Как у всех «хороших», как у всех лучших сицилийцев, у Майораны не было нужды примыкать к какой-то группе, устанавливать тесные связи с ее членами и становиться среди них своим человеком (склонность к объединению в группы, в cosca, присуща худшей части сицилийцев). К тому же между ним и группой «ребят с улицы Панисперна» было существенное различие: Ферми и «ребята» искали, он же просто находил. Они, занимаясь наукой, удовлетворяли свое желание, он — естественную потребность. Они любили науку и старались ею овладеть — Майорана, возможно не любя ее, как бы носил ее в себе. Ферми и его группа имели дело с некой внешней тайной, каковую они стремились постичь, раскрыть, совлечь с нее покровы. У Майораны тайна была внутри, она являлась средоточием его существа, бежать от нее значило бежать от жизни, из жизни. Жизнь рано развившихся гениев (каковым был Майорана [80]*) словно бы ограничена неким непреодолимым — временным или творческим — пределом. Предел этот будто назначен заранее и незыблем. Вслед за тем, как достигнуты в том или ином виде деятельности законченность и совершенство, полностью разгадана загадка, найдена идеальная форма — то есть раскрыта некая тайна познания или, условно говоря, секрет красоты в науке, литературе или искусстве, — наступает смерть. А поскольку деятельность раннего гения — это его естество, его жизнь, а естество и жизнь его — это его ум, то он невольно знает, что ему суждено. Занимаясь делом, он невольно чувствует это предупреждение, этот страх. Он ведет игру со временем — своим временем, своим возрастом, — пытаясь обмануть его, задержать. Он стремится удлинить отмеренный ему срок, отдалить назначенный предел. Старается уклоняться от работы, которая, будучи завершенной, станет сама завершением. Завершением его жизни.
80
* О раннем развитии Майораны много говорилось в статьях, публиковавшихся в последние годы в газетах, еженедельниках и журналах. Об этом же пишет Амальди в «Биографическом очерке», на который мы часто ссылаемся (он входит в изданную в 1966 г. в Риме Национальной академией дей Линчеи книгу «Жизнь и деятельность Этторе Майораны»).

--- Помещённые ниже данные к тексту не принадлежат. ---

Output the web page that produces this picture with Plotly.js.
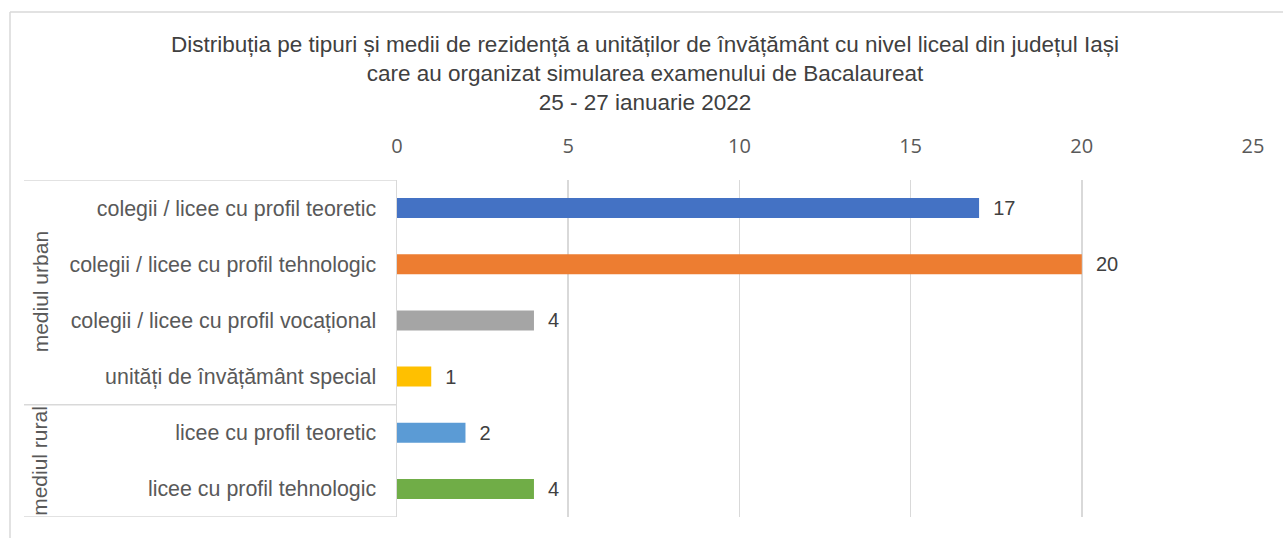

Если других детей заставляли читать пришедшим в гости родственникам и друзьям стихи — в то время, как правило, «Непоседу Терезу», — то Этторе приходилось решать арифметические примеры — перемножать трехзначные числа, извлекать квадратные и кубические корни. Это в три-четыре года, когда он и прочесть-то числа не умел! «Если ему задавали пример, маленький Этторе, словно желая уединиться, залезал под стол и оттуда через несколько секунд отвечал». Под стол — чтобы сосредоточиться и еще потому, что, как все вынужденные выступать перед публикой дети, он стеснялся. И возможно, его чрезмерная застенчивость, мешавшая ему, уже взрослому, делиться результатами своих исследований, — отголосок того детского стыда.